All eyes on Merkel

, by Marcel Wollscheid

All eyes on Merkel

After a triumphant result at the German election, Angela Merkel faces a third term as Chancellor of Germany. The election is a sign of trust of the German people, but also a strong mandate for the Chancellor’s policies. Merkel has reached the pinnacle of her power. This article takes a closer look at the consequences of the election on Germany’s international course and Angela Merkel’s plans for Europe.

The German parliamentary election on September 22nd marked the peak of power for chancellor Angela Merkel. Her party, the conservative Christian-Democratic Union (CDU), nearly won a super majority in the German parliament, the Bundestag. 41.5% of voters supported the CDU. It was a surprisingly clear win and a personal victory for Merkel, since her party has not benefited from the chancellor’s popularity in the past. Merkel was appointed as chancellor after a disappointing, near-disastrous election result in 2005. In 2009, a strong liberal party marked the path for Merkel’s second term in office. 2013 shows a drastically different picture: Merkel’s popularity elevated her party to unexpected heights among all classes in Germany. She re-established the Christian-Democratic Union’s status as a “Volkspartei”. Angela Merkel will continue to rule Germany, either in a Grand Coalition with the Social-Democratic Party or a new alliance with the Green party.

In the history of the Federal Republic of Germany, only two chancellors have been elected for a third term: the first chancellor Konrad Adenauer (1949 – 1963) and Helmut Kohl (1982 – 1998) - two statesmen, who build their legacy on historic contributions to the European integration.
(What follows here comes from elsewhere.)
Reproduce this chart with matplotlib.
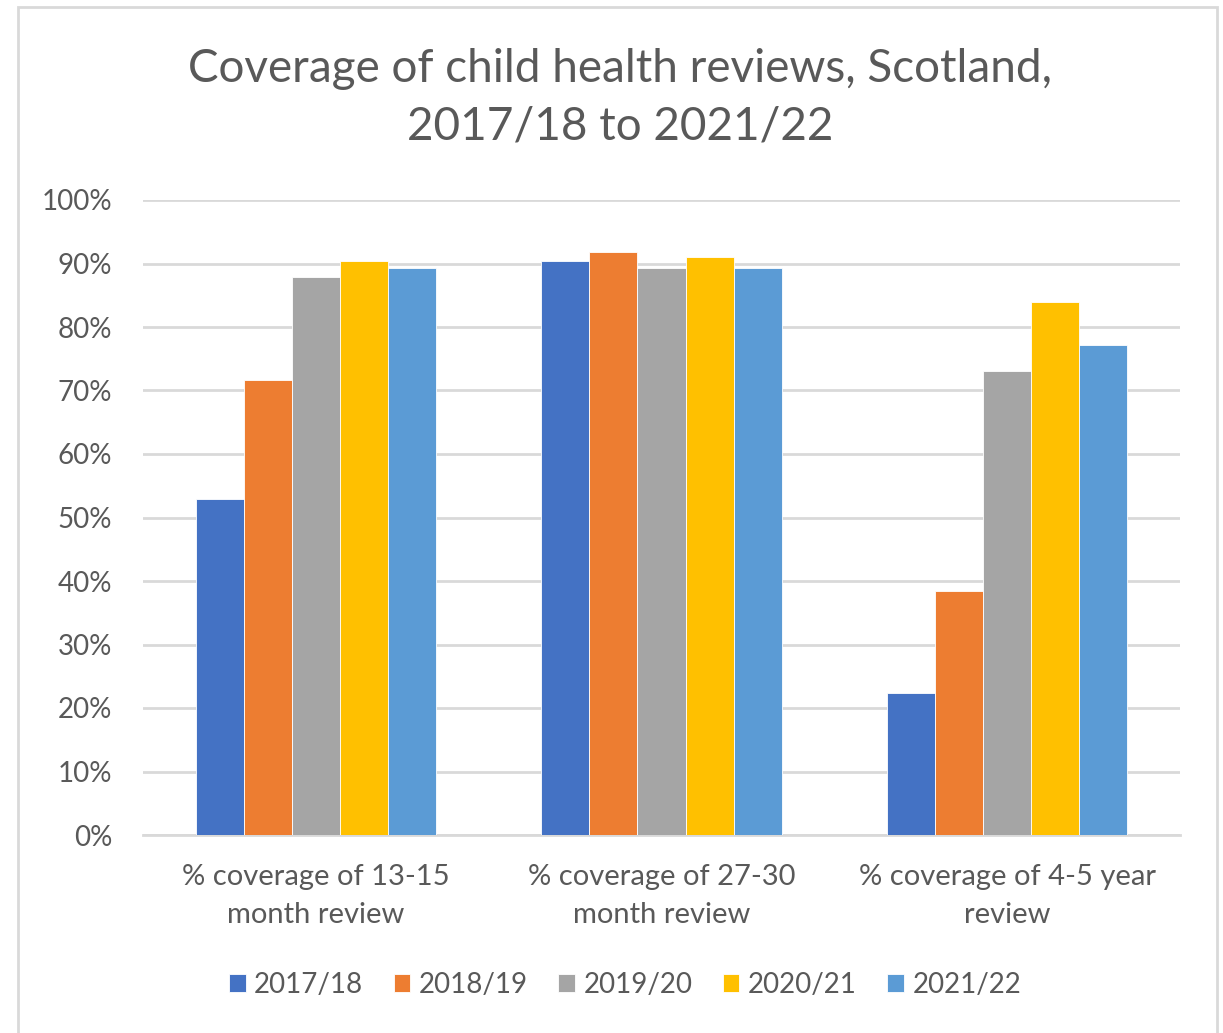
import numpy as np
import matplotlib.pyplot as plt
from matplotlib.patches import Rectangle
from matplotlib.ticker import FuncFormatter

plt.rcParams['font.family'] = ['Lato', 'DejaVu Sans']

# data --------------------------------------------------------------------
categories = ['% coverage of 13-15\nmonth review',
              '% coverage of 27-30\nmonth review',
              '% coverage of 4-5 year\nreview']
years = ['2017/18', '2018/19', '2019/20', '2020/21', '2021/22']
cov_2017 = [52.9, 90.4, 22.3]
cov_2018 = [71.7, 91.8, 38.4]
cov_2019 = [87.9, 89.3, 73.0]
cov_2020 = [90.4, 91.0, 83.9]
cov_2021 = [89.3, 89.3, 77.2]
series = [cov_2017, cov_2018, cov_2019, cov_2020, cov_2021]
colors = ['#4472C4', '#ED7D31', '#A5A5A5', '#FFC000', '#5B9BD5']

text_col = '#595959'

fig = plt.figure(figsize=(12.23, 10.33), dpi=100)
ax = fig.add_axes([143/1223, 1 - 835/1033, (1180 - 143)/1223, (835 - 200)/1033])

x = np.arange(len(categories))
w = 0.139
for i, (vals, c) in enumerate(zip(series, colors)):
    ax.bar(x + (i - 2) * w, np.array(vals) / 100, width=w, color=c,
           label=years[i], edgecolor='white', linewidth=0.6, zorder=3)

ax.set_xlim(-0.5, 2.5)
ax.set_ylim(0, 1.0)
ax.set_yticks(np.arange(0, 1.01, 0.1))
ax.yaxis.set_major_formatter(FuncFormatter(lambda v, p: f'{v*100:.0f}%'))
ax.grid(axis='y', color='#D9D9D9', linewidth=2, zorder=0)
ax.set_axisbelow(True)
for s in ['top', 'right', 'left']:
    ax.spines[s].set_visible(False)
ax.spines['bottom'].set_color('#D9D9D9')
ax.spines['bottom'].set_linewidth(2)
ax.tick_params(axis='y', length=0, labelsize=20, colors=text_col, pad=22)
ax.set_xticks(x)
ax.set_xticklabels(categories, fontsize=21, color=text_col, linespacing=1.55)
ax.tick_params(axis='x', length=0, colors=text_col, pad=21)

fig.text(0.507, 1 - 98/1033, 'Coverage of child health reviews, Scotland,\n2017/18 to 2021/22',
         ha='center', va='center', fontsize=33, color=text_col, linespacing=1.45)

leg = fig.legend(loc='center', bbox_to_anchor=(0.511, 1 - 985/1033), ncol=5,
                 frameon=False, fontsize=20, handlelength=0.6, handleheight=0.6,
                 handletextpad=0.3, columnspacing=1.1)
for t in leg.get_texts():
    t.set_color(text_col)

# chart border
fig.patches.append(Rectangle((18/1223, -0.01), (1217 - 18)/1223, 1 - 7/1033 + 0.01,
                             transform=fig.transFigure, fill=False,
                             edgecolor='#D9D9D9', linewidth=2))

fig.savefig('out.png', dpi=100)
This prospect raises the question: How is Angela Merkel going to change the face of continent in the next four years?

Merkel has become known for her taciturn style of governing. She hardly explains her policy in public, making it difficult to speculate about her true future plans or visions. Many political observers blame the uprising of the Euro-critical party “Alternative für Deutschland”, which nearly moved in the German parliament, on Merkel’s reticence. But a reconstruction of recent statements may hint towards the true motivations and next steps of the chancellor.

First, Angela Merkel has clearly committed herself to Europe. At a campaign event, she called the European values of freedom the “treasures of our life”. It is a surprisingly passionate declaration for Merkel, who has often been labeled as boring and pragmatic.

The second observation covers Merkel’s management during the financial crisis in the Eurozone. Two principles build the foundation of her strategy: solidarity and self-responsibility as two sides of one medal. Meaning the chancellor only allowed German financial help for distressed states, if these states enforced necessary structural reforms and budgetary austerity. Solidarity and self-responsibility - chancellor Merkel proved her commitment to the values in her foreign policy in a consistent and credible way, at least to the German public. The election approved this course on September 22nd. It is a vote of continuity for the chancellor’s course of action in the European crisis. After all, it is a path Germans know from the mid-2000s, when chancellor Gerhard Schröder painfully but ultimately successfully reformed the labour market and social systems against heavy opposition.

Third, the chancellor pictured a simple formula during her election campaign: 7% of the world’s population live in Europe, they produce 25 percent of the worldwide GDP and spend half of the global budget on social welfare. Merkel establishes a rule of three - geopolitics, competitiveness and welfare - as a main theme of her European vision.

But where do these clues lead to? Several ways are possible for the future of the European Union. Angela Merkel seems to prefer the national state as the main protagonists of European politics – at least right now. The chancellor recently declared her reluctance to expand the power of the European Commission. Further proof of this assumption is an essay by German journalist Stefan Kornelius about the chancellor’s strategy during the European financial and currency crisis. Kornelius describes Merkel’s conclusions with these words:

“The chancellor’s answer: the national states have better solutions. She justified this thesis with weighty arguments. The citizens were in no way in the mood for more Brussels. Furthermore, the political systems in Europe from taxes to social issues were just too different. Merkel also did not want to open the European Treaties, the risk here was simply too big. The decision was clear: The nation states should address the crisis and conclude contracts with each other."

Best example of this is the European Fiscal Compact. A contract among 25 EU member states to improve their economic and fiscal policy coordination, which was concluded without the United Kingdom and the Czech Republic. This indicates that the German chancellor will accept a two-speed Europe in case of emergency. It is a policy of small steps in the supranational integration. This way, nation-state competences and enhanced intergovernmental coordination obtain preference to an institutional deepening of the European Union.

Whatever course of action Merkel is going to take: She has the duty to explain her policies to the citizens across the continent. Silence is not an option. Whether she will ever hold the long awaited passionate speech on Europe is doubtful. But hand in hand with the European partners, the chancellor of the biggest national economy in Europe has to rally people’s hearts and minds on the way to the political future of Europe.

All predictions aside: Angela Merkel has won a strong mandate for her third term. This bears huge responsibility. Not only for Germany, but for Europe as well.